Intuición, bendita inteligencia, quiero conocerte
Y distinguirte de mis deseos y de mis miedos
A veces sentimos un pálpito. De pronto, nos llega un conocimiento sin necesidad de razonar.
Y soltamos: “tengo la intuición de que…”, “mi intuición me dice que…”.
Este pálpito puede sobrevenir en forma de pellizco en el estómago, o una presión en el corazón, o un suspiro profundo, o mariposas revoloteando detrás del ombligo.
Lo que “dice la intuición puede ser algo positivo (deseado, que suma, agradable), o negativo (temido, que resta, que molesta).
Entonces dudamos. ¿Es mi intuición la que habla?, ¿es mi parte ilusa?, ¿es mi miedo?.
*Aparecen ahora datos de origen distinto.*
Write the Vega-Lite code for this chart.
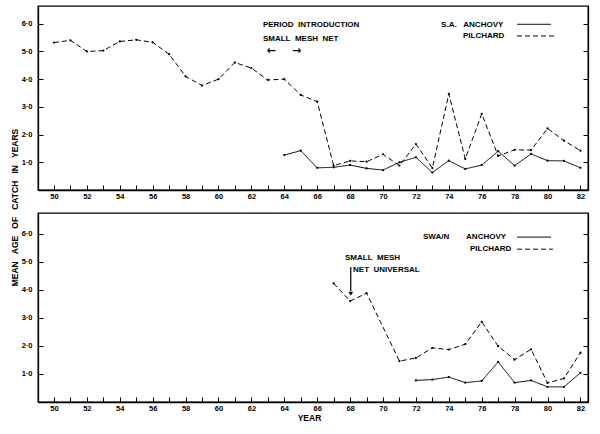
{
  "$schema": "https://vega.github.io/schema/vega-lite/v6.json",
  "autosize": "pad",
  "padding": {"left": 9, "top": 5, "right": 12, "bottom": 10},
  "background": "white",
  "spacing": 23,
  "bounds": "flush",
  "datasets": {
    "top": [
      {"year": 50, "value": 5.32, "species": "PILCHARD"},
      {"year": 51, "value": 5.4, "species": "PILCHARD"},
      {"year": 52, "value": 5.0, "species": "PILCHARD"},
      {"year": 53, "value": 5.03, "species": "PILCHARD"},
      {"year": 54, "value": 5.36, "species": "PILCHARD"},
      {"year": 55, "value": 5.42, "species": "PILCHARD"},
      {"year": 56, "value": 5.33, "species": "PILCHARD"},
      {"year": 57, "value": 4.9, "species": "PILCHARD"},
      {"year": 58, "value": 4.1, "species": "PILCHARD"},
      {"year": 59, "value": 3.77, "species": "PILCHARD"},
      {"year": 60, "value": 4.0, "species": "PILCHARD"},
      {"year": 61, "value": 4.6, "species": "PILCHARD"},
      {"year": 62, "value": 4.4, "species": "PILCHARD"},
      {"year": 63, "value": 3.97, "species": "PILCHARD"},
      {"year": 64, "value": 4.0, "species": "PILCHARD"},
      {"year": 65, "value": 3.43, "species": "PILCHARD"},
      {"year": 66, "value": 3.19, "species": "PILCHARD"},
      {"year": 67, "value": 0.88, "species": "PILCHARD"},
      {"year": 68, "value": 1.05, "species": "PILCHARD"},
      {"year": 69, "value": 1.02, "species": "PILCHARD"},
      {"year": 70, "value": 1.29, "species": "PILCHARD"},
      {"year": 71, "value": 0.88, "species": "PILCHARD"},
      {"year": 72, "value": 1.66, "species": "PILCHARD"},
      {"year": 73, "value": 0.79, "species": "PILCHARD"},
      {"year": 74, "value": 3.47, "species": "PILCHARD"},
      {"year": 75, "value": 1.12, "species": "PILCHARD"},
      {"year": 76, "value": 2.75, "species": "PILCHARD"},
      {"year": 77, "value": 1.23, "species": "PILCHARD"},
      {"year": 78, "value": 1.45, "species": "PILCHARD"},
      {"year": 79, "value": 1.44, "species": "PILCHARD"},
      {"year": 80, "value": 2.22, "species": "PILCHARD"},
      {"year": 81, "value": 1.78, "species": "PILCHARD"},
      {"year": 82, "value": 1.42, "species": "PILCHARD"},
      {"year": 64, "value": 1.26, "species": "ANCHOVY"},
      {"year": 65, "value": 1.42, "species": "ANCHOVY"},
      {"year": 66, "value": 0.8, "species": "ANCHOVY"},
      {"year": 67, "value": 0.82, "species": "ANCHOVY"},
      {"year": 68, "value": 0.9, "species": "ANCHOVY"},
      {"year": 69, "value": 0.78, "species": "ANCHOVY"},
      {"year": 70, "value": 0.72, "species": "ANCHOVY"},
      {"year": 71, "value": 1.0, "species": "ANCHOVY"},
      {"year": 72, "value": 1.18, "species": "ANCHOVY"},
      {"year": 73, "value": 0.63, "species": "ANCHOVY"},
      {"year": 74, "value": 1.06, "species": "ANCHOVY"},
      {"year": 75, "value": 0.76, "species": "ANCHOVY"},
      {"year": 76, "value": 0.9, "species": "ANCHOVY"},
      {"year": 77, "value": 1.4, "species": "ANCHOVY"},
      {"year": 78, "value": 0.88, "species": "ANCHOVY"},
      {"year": 79, "value": 1.3, "species": "ANCHOVY"},
      {"year": 80, "value": 1.06, "species": "ANCHOVY"},
      {"year": 81, "value": 1.05, "species": "ANCHOVY"},
      {"year": 82, "value": 0.8, "species": "ANCHOVY"}
    ],
    "bottom": [
      {"year": 67, "value": 4.23, "species": "PILCHARD"},
      {"year": 68, "value": 3.6, "species": "PILCHARD"},
      {"year": 69, "value": 3.88, "species": "PILCHARD"},
      {"year": 71, "value": 1.46, "species": "PILCHARD"},
      {"year": 72, "value": 1.57, "species": "PILCHARD"},
      {"year": 73, "value": 1.93, "species": "PILCHARD"},
      {"year": 74, "value": 1.87, "species": "PILCHARD"},
      {"year": 75, "value": 2.06, "species": "PILCHARD"},
      {"year": 76, "value": 2.86, "species": "PILCHARD"},
      {"year": 77, "value": 1.99, "species": "PILCHARD"},
      {"year": 78, "value": 1.51, "species": "PILCHARD"},
      {"year": 79, "value": 1.88, "species": "PILCHARD"},
      {"year": 80, "value": 0.68, "species": "PILCHARD"},
      {"year": 81, "value": 0.84, "species": "PILCHARD"},
      {"year": 82, "value": 1.76, "species": "PILCHARD"},
      {"year": 72, "value": 0.77, "species": "ANCHOVY"},
      {"year": 73, "value": 0.8, "species": "ANCHOVY"},
      {"year": 74, "value": 0.89, "species": "ANCHOVY"},
      {"year": 75, "value": 0.69, "species": "ANCHOVY"},
      {"year": 76, "value": 0.75, "species": "ANCHOVY"},
      {"year": 77, "value": 1.43, "species": "ANCHOVY"},
      {"year": 78, "value": 0.69, "species": "ANCHOVY"},
      {"year": 79, "value": 0.77, "species": "ANCHOVY"},
      {"year": 80, "value": 0.54, "species": "ANCHOVY"},
      {"year": 81, "value": 0.54, "species": "ANCHOVY"},
      {"year": 82, "value": 1.04, "species": "ANCHOVY"}
    ],
    "topKey": [
      {"year": 78.15, "year2": 80.21, "value": 5.98, "species": "ANCHOVY"},
      {"year": 78.15, "year2": 80.46, "value": 5.56, "species": "PILCHARD"}
    ],
    "bottomKey": [
      {"year": 78.15, "year2": 80.21, "value": 5.88, "species": "ANCHOVY"},
      {"year": 78.15, "year2": 80.33, "value": 5.45, "species": "PILCHARD"}
    ],
    "topNotes": [
      {"year": 62.7, "value": 5.96, "label": "PERIOD\u00a0\u00a0INTRODUCTION"},
      {"year": 62.7, "value": 5.45, "label": "SMALL\u00a0\u00a0MESH\u00a0\u00a0NET"},
      {"year": 73.53, "value": 5.96, "label": "S.A.\u00a0\u00a0\u00a0ANCHOVY"},
      {"year": 74.86, "value": 5.56, "label": "PILCHARD"}
    ],
    "topArrows": [
      {"year": 63.2, "value": 5.03, "label": "←"},
      {"year": 64.75, "value": 5.03, "label": "→"}
    ],
    "bottomNotes": [
      {"year": 72.43, "value": 5.88, "label": "SWA/N"},
      {"year": 75.05, "value": 5.88, "label": "ANCHOVY"},
      {"year": 75.29, "value": 5.45, "label": "PILCHARD"},
      {"year": 67.69, "value": 5.13, "label": "SMALL\u00a0\u00a0MESH"},
      {"year": 68.18, "value": 4.7, "label": "NET\u00a0\u00a0UNIVERSAL"}
    ],
    "arrow": [
      {"year": 68.04, "value": 4.81, "value2": 3.95}
    ],
    "arrowHead": [
      {"year": 68.04, "value": 3.86}
    ]
  },
  "vconcat": [
    {
      "width": 550,
      "height": 184,
      "resolve": {"axis": {"y": "independent"}},
      "encoding": {
        "x": {"field": "year", "type": "quantitative", "scale": {"domain": [49.03, 82.46], "nice": false, "zero": false},
          "axis": {"orient": "bottom", "values": [50,51,52,53,54,55,56,57,58,59,60,61,62,63,64,65,66,67,68,69,70,71,72,73,74,75,76,77,78,79,80,81,82],
            "labelExpr": "datum.value % 2 == 0 ? format(datum.value, 'd') : ''", "tickSize": -5, "labelPadding": 7, "labelOverlap": false, "labelFlush": false, "title": null}}
      },
      "layer": [
        {
          "data": {"name": "top"},
          "mark": {"type": "line", "color": "black", "strokeWidth": 1},
          "encoding": {
            "y": {"field": "value", "type": "quantitative", "scale": {"domain": [0, 6.64], "nice": false},
              "axis": {"orient": "left", "values": [1,2,3,4,5,6], "labelExpr": "replace(format(datum.value, '.1f'), '.', '·')", "tickSize": -5, "labelPadding": 11,
                "title": "MEAN\u00a0\u00a0\u00a0AGE\u00a0\u00a0\u00a0OF\u00a0\u00a0\u00a0CATCH\u00a0\u00a0\u00a0IN\u00a0\u00a0\u00a0YEARS", "titleAngle": -90, "titleX": -24, "titleY": 201, "titleAlign": "center", "titleBaseline": "middle"}},
            "strokeDash": {"field": "species", "type": "nominal", "scale": {"domain": ["ANCHOVY", "PILCHARD"], "range": [[1, 0], [5, 3]]}, "legend": null},
            "detail": {"field": "species"}
          }
        },
        {
          "data": {"name": "top"},
          "mark": {"type": "point", "filled": true, "color": "black", "size": 5, "opacity": 1},
          "encoding": {
            "y": {"field": "value", "type": "quantitative",
              "axis": {"orient": "right", "values": [1,2,3,4,5,6], "labels": false, "tickSize": -5, "title": null}}
          }
        },
        {
          "data": {"name": "topKey"},
          "mark": {"type": "rule", "color": "black", "strokeWidth": 1},
          "encoding": {
            "x2": {"field": "year2"},
            "y": {"field": "value", "type": "quantitative", "axis": null},
            "strokeDash": {"field": "species", "type": "nominal", "legend": null}
          }
        },
        {
          "data": {"name": "topNotes"},
          "mark": {"type": "text", "align": "left", "baseline": "middle", "font": "Liberation Sans", "fontWeight": "bold", "fontSize": 8, "color": "black"},
          "encoding": {
            "y": {"field": "value", "type": "quantitative", "axis": null},
            "text": {"field": "label"}
          }
        },
        {
          "data": {"name": "topArrows"},
          "mark": {"type": "text", "align": "center", "baseline": "middle", "font": "DejaVu Sans", "fontWeight": "bold", "fontSize": 11, "color": "black"},
          "encoding": {
            "y": {"field": "value", "type": "quantitative", "axis": null},
            "text": {"field": "label"}
          }
        }
      ]
    },
    {
      "width": 550,
      "height": 189,
      "resolve": {"axis": {"y": "independent"}},
      "encoding": {
        "x": {"field": "year", "type": "quantitative", "scale": {"domain": [49.03, 82.46], "nice": false, "zero": false},
          "axis": {"orient": "bottom", "values": [50,51,52,53,54,55,56,57,58,59,60,61,62,63,64,65,66,67,68,69,70,71,72,73,74,75,76,77,78,79,80,81,82],
            "labelExpr": "datum.value % 2 == 0 ? format(datum.value, 'd') : ''", "tickSize": -5, "labelPadding": 7, "labelOverlap": false, "labelFlush": false,
            "title": "YEAR", "titleX": 271, "titleY": 15, "titleBaseline": "middle"}}
      },
      "layer": [
        {
          "data": {"name": "bottom"},
          "mark": {"type": "line", "color": "black", "strokeWidth": 1},
          "encoding": {
            "y": {"field": "value", "type": "quantitative", "scale": {"domain": [0, 6.74], "nice": false},
              "axis": {"orient": "left", "values": [1,2,3,4,5,6], "labelExpr": "replace(format(datum.value, '.1f'), '.', '·')", "tickSize": -5, "labelPadding": 11, "title": null}},
            "strokeDash": {"field": "species", "type": "nominal", "scale": {"domain": ["ANCHOVY", "PILCHARD"], "range": [[1, 0], [5, 3]]}, "legend": null},
            "detail": {"field": "species"}
          }
        },
        {
          "data": {"name": "bottom"},
          "mark": {"type": "point", "filled": true, "color": "black", "size": 5, "opacity": 1},
          "encoding": {
            "y": {"field": "value", "type": "quantitative",
              "axis": {"orient": "right", "values": [1,2,3,4,5,6], "labels": false, "tickSize": -5, "title": null}}
          }
        },
        {
          "data": {"name": "bottomKey"},
          "mark": {"type": "rule", "color": "black", "strokeWidth": 1},
          "encoding": {
            "x2": {"field": "year2"},
            "y": {"field": "value", "type": "quantitative", "axis": null},
            "strokeDash": {"field": "species", "type": "nominal", "legend": null}
          }
        },
        {
          "data": {"name": "bottomNotes"},
          "mark": {"type": "text", "align": "left", "baseline": "middle", "font": "Liberation Sans", "fontWeight": "bold", "fontSize": 8, "color": "black"},
          "encoding": {
            "y": {"field": "value", "type": "quantitative", "axis": null},
            "text": {"field": "label"}
          }
        },
        {
          "data": {"name": "arrow"},
          "mark": {"type": "rule", "color": "black", "strokeWidth": 1.2},
          "encoding": {
            "y": {"field": "value", "type": "quantitative", "axis": null},
            "y2": {"field": "value2"}
          }
        },
        {
          "data": {"name": "arrowHead"},
          "mark": {"type": "point", "shape": "triangle-down", "filled": true, "color": "black", "size": 22, "opacity": 1},
          "encoding": {
            "y": {"field": "value", "type": "quantitative", "axis": null}
          }
        }
      ]
    }
  ],
  "config": {
    "view": {"stroke": "black", "strokeWidth": 1.3},
    "axis": {"domainColor": "black", "domainWidth": 1.3, "tickColor": "black", "tickWidth": 1, "grid": false,
      "labelFont": "Liberation Sans", "labelFontWeight": "bold", "labelFontSize": 7.5, "labelColor": "black",
      "titleFont": "Liberation Sans", "titleFontWeight": "bold", "titleFontSize": 8.5, "titleColor": "black"}
  }
}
Son tres personajes internos que conviene conocer bien, para poder discernir sus voces y sus mensajes: nuestro “yo intuitivo”, nuestro “yo iluso”, y nuestro “yo miedo”.
Iremos hablando de cada uno de ellos, porque cuanto más desarrollemos el poder de situarnos en el trono del observador curioso, nuestro Self, mejor los distinguiremos, y más partido sacaremos a nuestra inteligencia intuitiva.
Albert Einstein la llamaba “la mente intuitiva”, un regalo de la naturaleza, un don sagrado, distinguiéndola de la “mente racional” un sirviente que trabaja continuamente desde el ego, por la supervivencia, con apegos y mecanismos de defensa rígidos, inflexibles. El genio alemán decía que hemos creado una sociedad que honra al sirviente y olvida al señor.
La mente intuitiva es una bondadosa maestra que nos guía en el camino, eso sí, hemos de aprender a distinguir su voz de otras, las llegan disfrazadas de intuición. Sí, de los deseos y de los miedos.